TASK BRIEF →
Sort through the entries below and pull out lines containing the word "draw".

RECORDS FOR THE TASK →
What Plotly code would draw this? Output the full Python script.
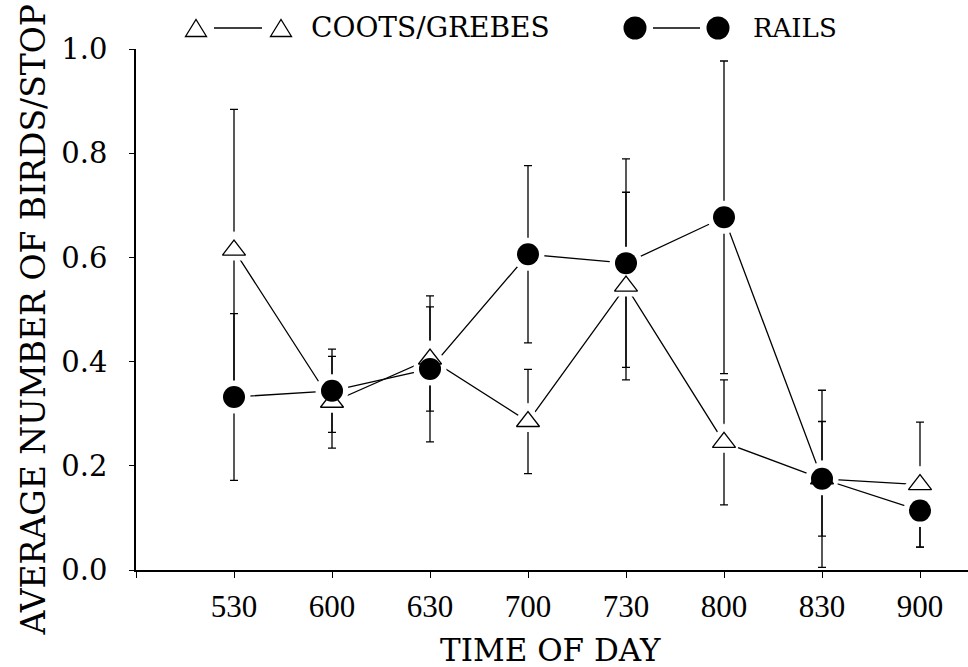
--
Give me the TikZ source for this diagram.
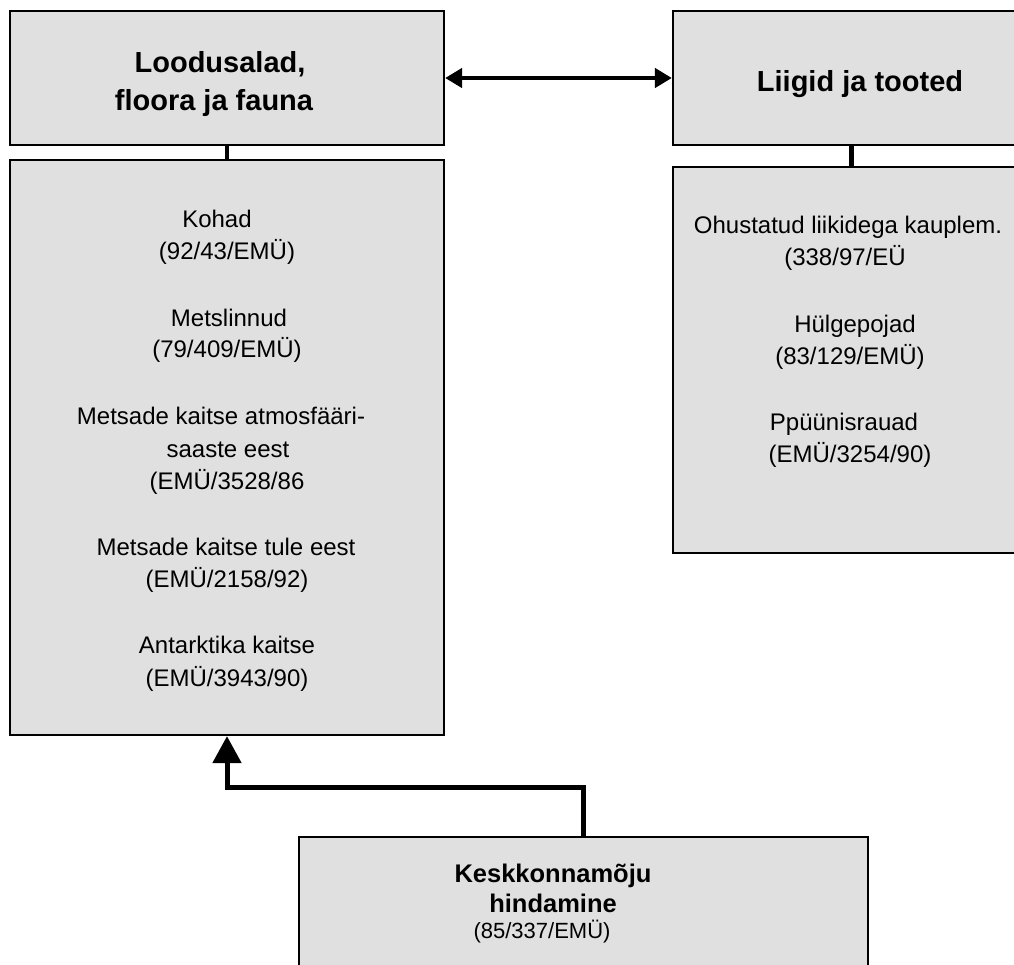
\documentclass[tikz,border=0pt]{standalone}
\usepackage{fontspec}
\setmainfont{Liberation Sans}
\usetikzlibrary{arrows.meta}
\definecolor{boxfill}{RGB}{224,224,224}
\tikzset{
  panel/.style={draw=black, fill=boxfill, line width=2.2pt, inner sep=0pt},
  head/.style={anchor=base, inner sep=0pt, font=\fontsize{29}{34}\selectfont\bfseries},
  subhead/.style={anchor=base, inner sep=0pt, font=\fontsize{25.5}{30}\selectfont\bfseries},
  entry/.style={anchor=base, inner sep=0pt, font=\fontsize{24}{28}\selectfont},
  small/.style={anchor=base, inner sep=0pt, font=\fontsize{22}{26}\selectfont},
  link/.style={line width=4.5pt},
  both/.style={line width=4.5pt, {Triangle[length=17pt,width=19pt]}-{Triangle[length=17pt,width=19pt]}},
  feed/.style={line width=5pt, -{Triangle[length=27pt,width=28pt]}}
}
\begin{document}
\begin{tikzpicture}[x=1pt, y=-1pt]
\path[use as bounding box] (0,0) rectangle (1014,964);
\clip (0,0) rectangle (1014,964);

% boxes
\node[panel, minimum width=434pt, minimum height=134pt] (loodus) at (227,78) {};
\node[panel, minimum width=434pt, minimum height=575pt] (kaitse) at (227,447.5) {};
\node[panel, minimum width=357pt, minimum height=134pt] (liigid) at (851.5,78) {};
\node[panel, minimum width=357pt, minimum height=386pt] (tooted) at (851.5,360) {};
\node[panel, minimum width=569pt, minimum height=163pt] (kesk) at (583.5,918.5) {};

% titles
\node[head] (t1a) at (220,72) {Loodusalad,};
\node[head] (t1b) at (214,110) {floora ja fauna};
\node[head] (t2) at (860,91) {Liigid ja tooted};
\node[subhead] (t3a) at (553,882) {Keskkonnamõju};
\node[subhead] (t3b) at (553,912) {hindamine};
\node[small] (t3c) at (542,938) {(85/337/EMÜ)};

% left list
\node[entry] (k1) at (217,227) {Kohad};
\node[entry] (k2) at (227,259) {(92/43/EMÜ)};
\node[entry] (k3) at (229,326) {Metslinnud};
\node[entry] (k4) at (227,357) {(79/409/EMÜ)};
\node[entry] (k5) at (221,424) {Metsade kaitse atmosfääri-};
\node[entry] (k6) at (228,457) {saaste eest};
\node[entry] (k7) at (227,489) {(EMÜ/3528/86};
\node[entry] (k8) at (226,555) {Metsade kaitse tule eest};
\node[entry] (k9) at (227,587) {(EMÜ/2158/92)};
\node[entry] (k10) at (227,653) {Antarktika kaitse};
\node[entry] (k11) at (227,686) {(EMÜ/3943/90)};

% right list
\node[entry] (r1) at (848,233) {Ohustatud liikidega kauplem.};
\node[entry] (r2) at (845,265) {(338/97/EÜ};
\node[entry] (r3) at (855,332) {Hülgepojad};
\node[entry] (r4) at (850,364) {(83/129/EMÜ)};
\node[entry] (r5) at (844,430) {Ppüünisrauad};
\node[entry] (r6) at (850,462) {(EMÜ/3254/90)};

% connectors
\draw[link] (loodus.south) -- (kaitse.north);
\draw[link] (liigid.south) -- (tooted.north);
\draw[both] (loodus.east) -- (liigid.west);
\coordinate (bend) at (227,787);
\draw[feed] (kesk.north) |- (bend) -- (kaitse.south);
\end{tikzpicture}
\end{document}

SOLUTION TO THE PROBLEM →
What Plotly code would draw this? Output the full Python script.
  panel/.style={draw=black, fill=boxfill, line width=2.2pt, inner sep=0pt},
\draw[link] (loodus.south) -- (kaitse.north);
\draw[link] (liigid.south) -- (tooted.north);
\draw[both] (loodus.east) -- (liigid.west);
\draw[feed] (kesk.north) |- (bend) -- (kaitse.south);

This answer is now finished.